One nuance worth putting on the table so we’re comparing like for like. My MMR is full-history append-only, so old slots never get overwritten and membership-at-k against a given root stays sound for that root. That doesn’t remove the need for the height bound, it just moves the whole replay surface over to which root the contract will verify against. My hunch is your rolling-checkpoint design puts the bound in a slightly different place than mine, and that gap is the interesting part to dig into.

For my half of the comparison, the non-interactive sampling is probably the piece you don’t carry on the Cardano side. I derive the sample heights as PRF(new_tip_hash, i) mapped onto RFC 45’s difficulty-weighted distribution. Since the tip hash isn’t known until the block is mined, a prover can’t grind which heights it has to prove. The adversary gets exactly one fresh sample-set per candidate tip it mines, and that’s what bounds λ. I’ll write this up with the full parameter derivation. It’s the one spot where a subtle error is silent and catastrophic, so I’d really value your eyes on it.

Two things I’d love from your side:

  1. The chain-accumulator proving-cost trade. You mentioned you made a specific choice there. What’s the trade, and do you have a measured proving cost or cycle count for an Eaglesong batch on your testnet?
  2. Your checkpoint anchoring and cumulative-work advancement, in enough detail that I can diff it against mine.

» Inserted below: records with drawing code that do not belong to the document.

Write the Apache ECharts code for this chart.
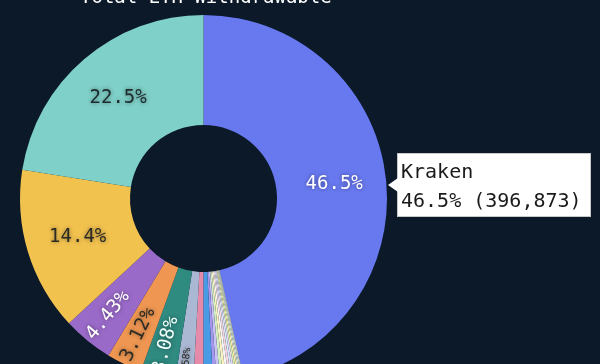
<!DOCTYPE html>
<html>
<head>
<meta charset="utf-8">
<script src="https://cdn.jsdelivr.net/npm/echarts@6/dist/echarts.min.js"></script>
<style>
  html, body { margin: 0; padding: 0; background: #0b1929; }
  #chart { width: 600px; height: 364px; }
</style>
</head>
<body>
<div id="chart"></div>
<script>
// ---- data: ETH withdrawable per entity, largest first ----
const titleText = 'Total ETH Withdrawable';
const names = [
  'Kraken', 'Entity 2', 'Entity 3', 'Entity 4', 'Entity 5', 'Entity 6', 'Entity 7',
  'Entity 8', 'Entity 9', 'Entity 10', 'Entity 11',
  'Entity 12', 'Entity 13', 'Entity 14', 'Entity 15', 'Entity 16', 'Entity 17',
  'Entity 18', 'Entity 19', 'Entity 20', 'Entity 21', 'Entity 22', 'Entity 23'
];
const values = [
  396873, 192040, 122900, 37810, 26630, 26290, 13490,
  7400, 7150, 2800, 2600,
  2430, 2180, 1960, 1870, 1650, 1490, 1420, 1240, 1090, 940, 730, 507
];
const colors = [
  '#6879f0', '#7fd0c8', '#f2c24f', '#9a6ac8', '#ef9752', '#2f8a80', '#aab8d4',
  '#e58aa8', '#4a9be6', '#a596ee', '#c7c4f3',
  '#d6efc0', '#fbf1c2', '#f4f4f4', '#f5d6e0', '#d5e6f6', '#e6d9f4',
  '#d9f0b2', '#fff0a8', '#e2e2e2', '#c9eed8', '#f2e4c0', '#e4eeff'
];

// ---- styling ----
const MONO = '"DejaVu Sans Mono", "Liberation Mono", monospace';
const CENTER = [203.5, 198.5];
const HORIZONTAL = [0, 1, 2];      // wide slices: flat labels
const RADIAL = [3, 4, 5];          // narrow slices: labels along the radius
const RADIAL_SMALL = [6];          // thinnest labelled slice
const ink = {
  0: '#ffffff', 1: '#1d2b2e', 2: '#2b2a24', 3: '#ffffff',
  4: '#2b2a24', 5: '#f2fffb', 6: '#2b2a24'
};

// clockwise from 12 o'clock: the largest slice, then the rest smallest to largest
const order = [0].concat(names.map((_, i) => i).slice(1).reverse());

function pct(p) { return p.percent.toPrecision(3) + '%'; }

const shadow = { textShadowColor: 'rgba(0,0,0,0.45)', textShadowBlur: 4 };

function buildData(labelFor, solid) {
  return order.map(i => ({
    name: names[i],
    value: values[i],
    itemStyle: { color: solid ? colors[i] : 'rgba(0,0,0,0)' },
    label: labelFor(i)
  }));
}

const pieBase = {
  type: 'pie',
  center: CENTER,
  startAngle: 90,
  clockwise: true,
  avoidLabelOverlap: false,
  labelLine: { show: false },
  emphasis: { disabled: true },
  itemStyle: { borderWidth: 0 },
  animation: false
};

const arrow = '<div style="position:absolute;left:-10px;top:50%;margin-top:-7px;width:0;height:0;' +
  'border-top:7px solid transparent;border-bottom:7px solid transparent;border-right:10px solid #ffffff;"></div>';

const option = {
  backgroundColor: '#0b1929',
  animation: false,
  title: {
    text: titleText,
    left: 80,
    top: -11,
    padding: 0,
    textStyle: { color: '#ffffff', fontFamily: MONO, fontSize: 19, fontWeight: 'normal' }
  },
  tooltip: {
    trigger: 'item',
    triggerOn: 'none',
    alwaysShowContent: true,
    transitionDuration: 0,
    position: [397, 153],
    backgroundColor: '#ffffff',
    borderColor: '#c8c8c8',
    borderWidth: 1,
    padding: [3, 8, 2, 3],
    extraCssText: 'box-shadow:none;border-radius:0;',
    formatter: p => arrow +
      '<div style="font-family:' + MONO.replace(/"/g, "'") + ';font-size:20px;line-height:28.5px;color:#1a1a1a;">' +
      p.name + '<br>' + pct(p) + ' (' + p.value.toLocaleString('en-US') + ')</div>'
  },
  series: [
    Object.assign({}, pieBase, {
      name: 'main',
      radius: [73.5, 183.5],
      label: { show: false, position: 'inside' },
      data: buildData(i => HORIZONTAL.includes(i) ? Object.assign({
        show: true, position: 'inside', rotate: 0, formatter: pct,
        color: ink[i], fontFamily: MONO, fontSize: 19
      }, shadow) : { show: false }, true)
    }),
    Object.assign({}, pieBase, {
      name: 'radial',
      radius: [112, 184],
      silent: true,
      tooltip: { show: false },
      label: { show: false, position: 'inside' },
      data: buildData(i => RADIAL.includes(i) ? Object.assign({
        show: true, position: 'inside', rotate: 'radial', formatter: pct,
        color: ink[i], fontFamily: MONO, fontSize: 19
      }, shadow) : { show: false }, false)
    }),
    Object.assign({}, pieBase, {
      name: 'radial-small',
      radius: [140, 184],
      silent: true,
      tooltip: { show: false },
      label: { show: false, position: 'inside' },
      data: buildData(i => RADIAL_SMALL.includes(i) ? Object.assign({
        show: true, position: 'inside', rotate: 'radial', formatter: pct,
        color: ink[i], fontFamily: MONO, fontSize: 10
      }, shadow) : { show: false }, false)
    })
  ]
};

const chart = echarts.init(document.getElementById('chart'));
chart.setOption(option);
chart.dispatchAction({ type: 'showTip', seriesIndex: 0, dataIndex: 0 });
</script>
</body>
</html>
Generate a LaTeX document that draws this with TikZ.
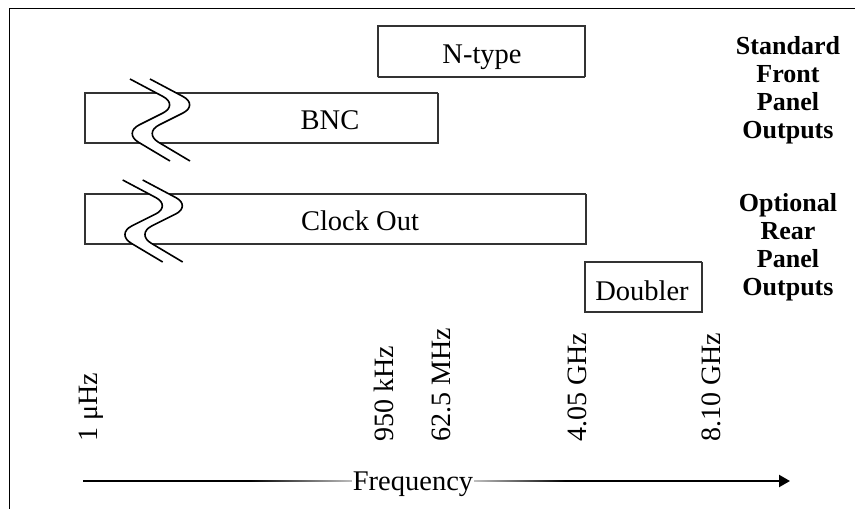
\documentclass[tikz,border=0pt]{standalone}
\usepackage{fontspec}
\setmainfont{Liberation Serif}
\usetikzlibrary{arrows.meta,fadings}
\tikzfading[name=fadeinright, left color=transparent!100, right color=transparent!0]
\tikzfading[name=fadeoutright, left color=transparent!0, right color=transparent!100]
\begin{document}
\begin{tikzpicture}[x=1pt,y=-1pt,
  box/.style={draw=black!80, line width=1.5pt, dash pattern=on 0.45pt off 0.35pt, inner sep=0},
  lbl/.style={font=\fontsize{28.5}{34}\selectfont, inner sep=0, anchor=base},
  tick/.style={font=\fontsize{28}{34}\selectfont, inner sep=0, rotate=90, anchor=base west},
  side/.style={font=\fontsize{26}{28}\selectfont\bfseries, align=center, inner sep=0, anchor=north},
  brkline/.style={line width=1.6pt, rounded corners=18pt},
  brkmark/.pic={
    \fill[white, rounded corners=18pt] (0,0) -- (49,26) -- (-7,54) -- (40,82) -- (60,82) -- (13,54) -- (69,26) -- (20,0) -- cycle;
    \draw[brkline] (0,0) -- (49,26) -- (-7,54) -- (40,82);
    \draw[brkline] (20,0) -- (69,26) -- (13,54) -- (60,82);
  }
]
\useasboundingbox (0,0) rectangle (855,509);
% frame
\draw[line width=1.6pt] (9.3,509) -- (9.3,8.3) -- (855,8.3);

% boxes
\node[box, minimum width=207pt, minimum height=51pt] (ntype) at (481.5,51.5) {};
\node[box, minimum width=353pt, minimum height=50pt] (bnc) at (261.5,118) {};
\node[box, minimum width=501pt, minimum height=50pt] (clk) at (335.5,219) {};
\node[box, minimum width=117pt, minimum height=50pt] (dbl) at (643.5,287) {};

% break marks
\pic at (130,79) {brkmark};
\pic at (122.7,180) {brkmark};

% box texts
\node[lbl] (ntypet) at (482,63) {N-type};
\node[lbl] (bnct) at (330,129) {BNC};
\node[lbl] (clkt) at (360,230) {Clock Out};
\node[lbl] (dblt) at (642,300) {Doubler};

% side labels
\node[side] (std) at (788,36) {Standard\\Front\\Panel\\Outputs};
\node[side] (opt) at (788,193) {Optional\\Rear\\Panel\\Outputs};

% frequency ticks
\node[tick] (f1) at (97,442) {1 μHz};
\node[tick] (f2) at (393,442) {950 kHz};
\node[tick] (f3) at (450,442) {62.5 MHz};
\node[tick] (f4) at (586,442) {4.05 GHz};
\node[tick] (f5) at (720,442) {8.10 GHz};

% frequency axis
\coordinate (fs) at (83,481);
\coordinate (fe) at (790,481);
\draw[line width=2.2pt, -{Triangle[length=11pt,width=12pt]}] (fs) -- (fe);
\fill[white, fill opacity=0.75, path fading=fadeinright] (250,477) rectangle (353,485);
\fill[white, fill opacity=0.75, path fading=fadeoutright] (474,477) rectangle (565,485);
\node[lbl, fill=white, inner xsep=1pt, inner ysep=1pt] (freq) at (413,490) {Frequency};
\end{tikzpicture}
\end{document}
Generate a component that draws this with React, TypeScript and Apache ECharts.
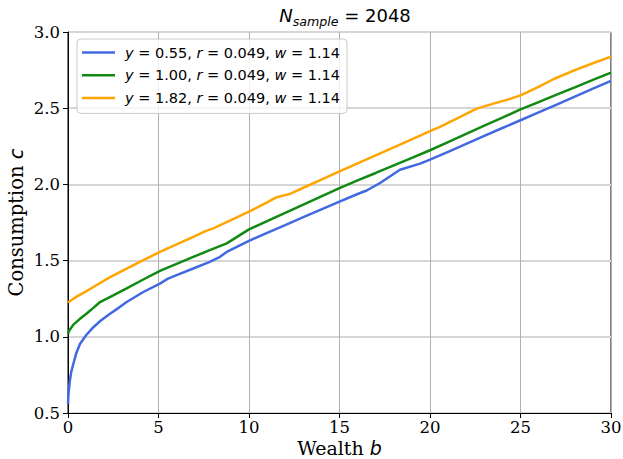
import React, { useEffect, useRef } from "react";
import * as echarts from "echarts";

const xTicks = [0, 5, 10, 15, 20, 25, 30];
const yTicks = [0.5, 1.0, 1.5, 2.0, 2.5, 3.0];

const seriesNames = [
  "y = 0.55, r = 0.049, w = 1.14",
  "y = 1.00, r = 0.049, w = 1.14",
  "y = 1.82, r = 0.049, w = 1.14",
];
const seriesColors = ["#4169e1", "#108a10", "#ffa500"];

const blueX = [0, 0.03, 0.1, 0.18, 0.29, 0.45, 0.66, 1.0, 1.4, 1.8, 2.32, 2.8, 3.24, 4.16, 5.08, 5.5, 6.0, 6.92, 7.8, 8.4, 8.77, 10, 11, 12, 13, 14, 15, 16, 16.5, 17.24, 18.34, 19.45, 20, 21, 22, 23, 24, 25, 26, 27, 28, 29, 30];
const blueY = [0.56, 0.63, 0.71, 0.77, 0.82, 0.89, 0.953, 1.01, 1.063, 1.105, 1.151, 1.19, 1.228, 1.294, 1.349, 1.38, 1.405, 1.448, 1.49, 1.525, 1.557, 1.63, 1.682, 1.733, 1.785, 1.836, 1.887, 1.937, 1.96, 2.009, 2.096, 2.136, 2.162, 2.214, 2.266, 2.318, 2.37, 2.421, 2.472, 2.524, 2.576, 2.628, 2.679];

const greenX = [0, 0.07, 0.3, 0.66, 1.0, 1.4, 1.77, 2.5, 3.24, 4.16, 5.08, 6.0, 6.92, 7.8, 8.77, 10, 11, 12, 13, 14, 15, 16, 17, 18, 19, 20, 21, 22, 23, 24, 25, 26, 27, 28, 29, 30];
const greenY = [1.02, 1.041, 1.08, 1.118, 1.15, 1.19, 1.228, 1.272, 1.318, 1.376, 1.432, 1.478, 1.524, 1.567, 1.613, 1.705, 1.759, 1.813, 1.867, 1.922, 1.976, 2.026, 2.075, 2.125, 2.174, 2.224, 2.278, 2.331, 2.385, 2.438, 2.492, 2.54, 2.589, 2.637, 2.686, 2.734];

const orangeX = [0, 0.07, 0.5, 1.0, 1.4, 2.3, 3.24, 4.16, 5.08, 6.0, 6.92, 7.66, 8.0, 9.5, 10, 11, 11.53, 12.27, 13, 14, 15, 16, 17, 18, 19.45, 20, 20.55, 21.5, 22.58, 23.5, 24.3, 25, 26, 26.81, 28, 29, 30];
const orangeY = [1.225, 1.232, 1.265, 1.298, 1.327, 1.39, 1.448, 1.503, 1.557, 1.607, 1.656, 1.697, 1.71, 1.793, 1.821, 1.882, 1.916, 1.938, 1.978, 2.031, 2.085, 2.138, 2.19, 2.243, 2.32, 2.349, 2.378, 2.434, 2.497, 2.53, 2.556, 2.584, 2.64, 2.69, 2.75, 2.795, 2.838];

const seriesX = [blueX, greenX, orangeX];
const seriesY = [blueY, greenY, orangeY];

function legendFormatter(name: string) {
  const m = name.match(/^y = ([\d.]+), r = ([\d.]+), w = ([\d.]+)$/);
  if (!m) return name;
  return `{f|y}{n| = ${m[1]}, }{i|r}{n| = ${m[2]}, }{i|w}{n| = ${m[3]}}`;
}

export default function App() {
  const ref = useRef<HTMLDivElement>(null);
  useEffect(() => {
    if (!ref.current) return;
    const chart = echarts.init(ref.current, undefined, { renderer: "svg" });
    const serif = "DejaVu Serif";
    const sans = "DejaVu Sans";
    chart.setOption({
      animation: false,
      backgroundColor: "#ffffff",
      title: {
        text: "{n|N}{s|sample}{t| = 2048}",
        left: 340,
        top: -3,
        textAlign: "center",
        textStyle: {
          fontWeight: "normal",
          rich: {
            n: { fontFamily: sans, fontStyle: "italic", fontWeight: "normal", fontSize: 18, color: "#000", lineHeight: 26, verticalAlign: "middle" },
            s: { fontFamily: sans, fontStyle: "italic", fontWeight: "normal", fontSize: 12.6, color: "#000", lineHeight: 12, verticalAlign: "bottom" },
            t: { fontFamily: sans, fontWeight: "normal", fontSize: 18, color: "#000", lineHeight: 26, verticalAlign: "middle" },
          },
        },
      },
      legend: {
        orient: "vertical",
        left: 77,
        top: 39,
        icon: "rect",
        itemWidth: 33,
        itemHeight: 2.5,
        itemGap: 5.7,
        padding: [5, 7, 7, 5],
        borderColor: "#cccccc",
        borderWidth: 1,
        borderRadius: 4,
        backgroundColor: "rgba(255,255,255,0.8)",
        data: seriesNames,
        formatter: legendFormatter,
        textStyle: {
          lineHeight: 17,
          rich: {
            f: { fontFamily: sans, fontStyle: "italic", fontSize: 14.5, color: "#000", padding: [0, 0, 0, 5] },
            i: { fontFamily: sans, fontStyle: "italic", fontSize: 14.5, color: "#000" },
            n: { fontFamily: sans, fontSize: 14.5, color: "#000" },
          },
        },
      },
      grid: {
        left: 68,
        right: 12,
        top: 32,
        bottom: 46,
        containLabel: false,
        outerBoundsMode: "none",
        show: true,
        borderColor: "#000",
        borderWidth: 1,
        backgroundColor: "transparent",
      },
      xAxis: {
        type: "value",
        min: xTicks[0],
        max: xTicks[xTicks.length - 1],
        interval: 5,
        name: "{a|Wealth }{b|b}",
        nameLocation: "middle",
        nameMoveOverlap: false,
        nameGap: 25,
        nameTextStyle: {
          lineHeight: 20,
          rich: {
            a: { fontFamily: serif, fontSize: 19, lineHeight: 20, color: "#000" },
            b: { fontFamily: sans, fontStyle: "italic", fontSize: 19, lineHeight: 20, color: "#000" },
          },
        },
        axisLine: { show: true, lineStyle: { color: "#000", width: 1 } },
        axisTick: { show: true, inside: false, length: 5, lineStyle: { color: "#000" } },
        axisLabel: { fontFamily: serif, fontSize: 16.5, color: "#000", margin: 6, formatter: (v: number) => String(v) },
        splitLine: { show: true, lineStyle: { color: "#b0b0b0", width: 1 } },
      },
      yAxis: {
        type: "value",
        min: yTicks[0],
        max: yTicks[yTicks.length - 1],
        interval: 0.5,
        name: "{a|Consumption }{b|c}",
        nameLocation: "middle",
        nameMoveOverlap: false,
        nameGap: 42,
        nameTextStyle: {
          rich: {
            a: { fontFamily: serif, fontSize: 19.5, color: "#000" },
            b: { fontFamily: sans, fontStyle: "italic", fontSize: 19.5, color: "#000" },
          },
        },
        axisLine: { show: true, lineStyle: { color: "#000", width: 1 } },
        axisTick: { show: true, inside: false, length: 5, lineStyle: { color: "#000" } },
        axisLabel: { fontFamily: serif, fontSize: 16.5, color: "#000", margin: 8, formatter: (v: number) => v.toFixed(1) },
        splitLine: { show: true, lineStyle: { color: "#d6d6d6", width: 2 } },
      },
      series: seriesNames.map((name, k) => ({
        name,
        type: "line",
        showSymbol: false,
        symbol: "none",
        smooth: false,
        color: seriesColors[k],
        lineStyle: { color: seriesColors[k], width: 2.5 },
        data: seriesX[k].map((x, i) => [x, seriesY[k][i]]),
      })),
    });
    return () => chart.dispose();
  }, []);
  return <div ref={ref} style={{ position: "absolute", left: 0, top: 0, width: 623, height: 459 }} />;
}
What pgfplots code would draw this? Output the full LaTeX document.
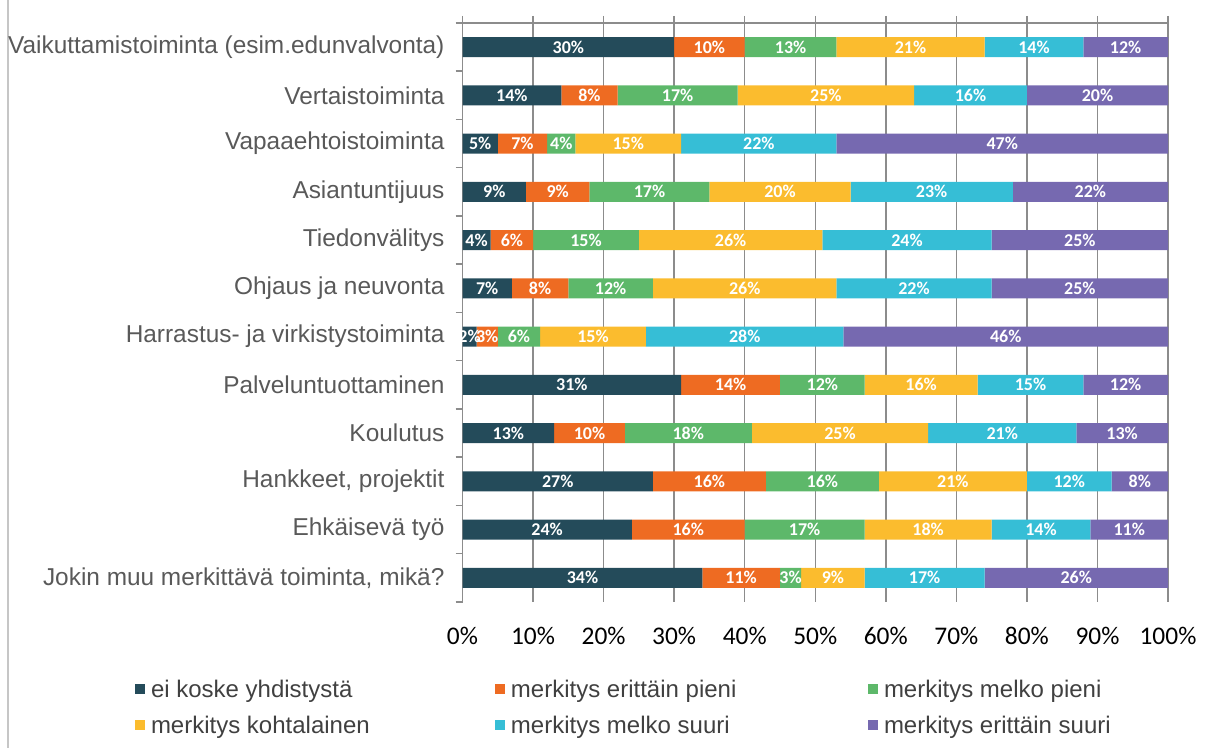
\documentclass[border=0pt]{standalone}
\usepackage{pgfplots}
\pgfplotsset{compat=1.18}
\usepackage{pgfplotstable}
\usepackage{fontspec}
\setmainfont{Liberation Sans}
\newfontfamily\carlito{Carlito}
\definecolor{c1}{HTML}{244B5A}
\definecolor{c2}{HTML}{EE6B22}
\definecolor{c3}{HTML}{5DB86A}
\definecolor{c4}{HTML}{FBBC2E}
\definecolor{c5}{HTML}{36BED6}
\definecolor{c6}{HTML}{7669B0}
\definecolor{gridgray}{HTML}{8C8C8C}
\definecolor{labgray}{HTML}{595959}
\definecolor{leggray}{HTML}{404040}

\pgfplotstableread{
idx a b c d e f
11 30 10 13 21 14 12
10 14 8 17 25 16 20
9 5 7 4 15 22 47
8 9 9 17 20 23 22
7 4 6 15 26 24 25
6 7 8 12 26 22 25
5 2 3 6 15 28 46
4 31 14 12 16 15 12
3 13 10 18 25 21 13
2 27 16 16 21 12 8
1 24 16 17 18 14 11
0 34 11 3 9 17 26
}\data

\begin{document}
\begin{tikzpicture}
\useasboundingbox (0,0) rectangle (610pt,374pt);
\draw[gray!45, line width=0.8pt] (4pt,0) -- (4pt,374pt);
\begin{axis}[
  at={(231.25pt,73pt)}, anchor=south west,
  scale only axis, width=352.75pt, height=289.5pt,
  xbar stacked, bar width=10pt,
  xmin=0, xmax=100, ymin=-0.5, ymax=11.5,
  axis line style={draw=none},
  tick align=outside, major tick length=3.5pt,
  tick style={gridgray, line width=0.75pt},
  xtick={0,10,...,100},
  xticklabels={0\%,10\%,20\%,30\%,40\%,50\%,60\%,70\%,80\%,90\%,100\%},
  xtick pos=right, xticklabel pos=left,
  xticklabel style={font=\carlito\fontsize{12.7pt}{14pt}\selectfont, text=black, anchor=center, yshift=-13.5pt},
  xmajorgrids, major grid style={gridgray, line width=0.75pt},
  ytick={-0.5,0.5,...,11.5}, yticklabels={},
  ytick pos=left,
  extra y ticks={0,1,...,11},
  extra y tick labels={{Jokin muu merkittävä toiminta, mikä?},{Ehkäisevä työ},{Hankkeet, projektit},{Koulutus},{Palveluntuottaminen},{Harrastus- ja virkistystoiminta},{Ohjaus ja neuvonta},{Tiedonvälitys},{Asiantuntijuus},{Vapaaehtoistoiminta},{Vertaistoiminta},{Vaikuttamistoiminta (esim.edunvalvonta)}},
  extra y tick style={major tick length=0pt, tick style={draw=none}},
  yticklabel style={font=\fontsize{12.2pt}{14pt}\selectfont, text=labgray, xshift=-5.5pt},
  point meta=explicit symbolic,
  nodes near coords={\pgfplotspointmeta\%},
  every node near coord/.append style={font=\carlito\bfseries\fontsize{9pt}{10pt}\selectfont, text=white, anchor=center},
  legend columns=3, legend cell align=left,
  legend image code/.code={\fill[#1] (0pt,-1.5pt) rectangle (5pt,3.5pt);},
  legend style={at={(axis description cs:-0.4642,-0.1226)}, anchor=north west, draw=none, fill=none, inner sep=0pt, outer sep=0pt, font=\fontsize{12pt}{14pt}\selectfont, text=leggray, /tikz/column sep=0pt, /tikz/row sep=0pt, nodes={inner xsep=3pt, inner ysep=3.25pt, text height=9pt, text depth=2.5pt}},
]
\addplot[fill=c1, draw=none] table[x=a, y=idx, meta=a] {\data};
\addlegendentry{\makebox[169pt][l]{ei koske yhdistystä}}
\addplot[fill=c2, draw=none] table[x=b, y=idx, meta=b] {\data};
\addlegendentry{\makebox[175.5pt][l]{merkitys erittäin pieni}}
\addplot[fill=c3, draw=none] table[x=c, y=idx, meta=c] {\data};
\addlegendentry{merkitys melko pieni}
\addplot[fill=c4, draw=none] table[x=d, y=idx, meta=d] {\data};
\addlegendentry{\makebox[169pt][l]{merkitys kohtalainen}}
\addplot[fill=c5, draw=none] table[x=e, y=idx, meta=e] {\data};
\addlegendentry{\makebox[175.5pt][l]{merkitys melko suuri}}
\addplot[fill=c6, draw=none] table[x=f, y=idx, meta=f] {\data};
\addlegendentry{merkitys erittäin suuri}
\draw[gridgray, line width=0.75pt] (axis cs:0,-0.5) -- (axis cs:0,11.5) -- (axis cs:100,11.5);
\end{axis}
\end{tikzpicture}
\end{document}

On shared infra, I think the cleanest version of “CKB-side proving is shared” is one no_std verification crate (Eaglesong PoW, header linkage, MMR membership and extension) that we both build on. Your Cardano verifier and my SP1 guest end up as thin shims over the same audited core. To make that concrete I need to know what you’re proving inside on the Chiral side: is it a zkVM, and if so which one, or native? If we can agree on the guest interface, a second backend becomes a recompile instead of a rewrite.

Writeup works for me like you suggested. Want me to start a shared doc with four sections (your accumulator and anchoring, my sampling, the membership and height-bound path) so we each fill in our half?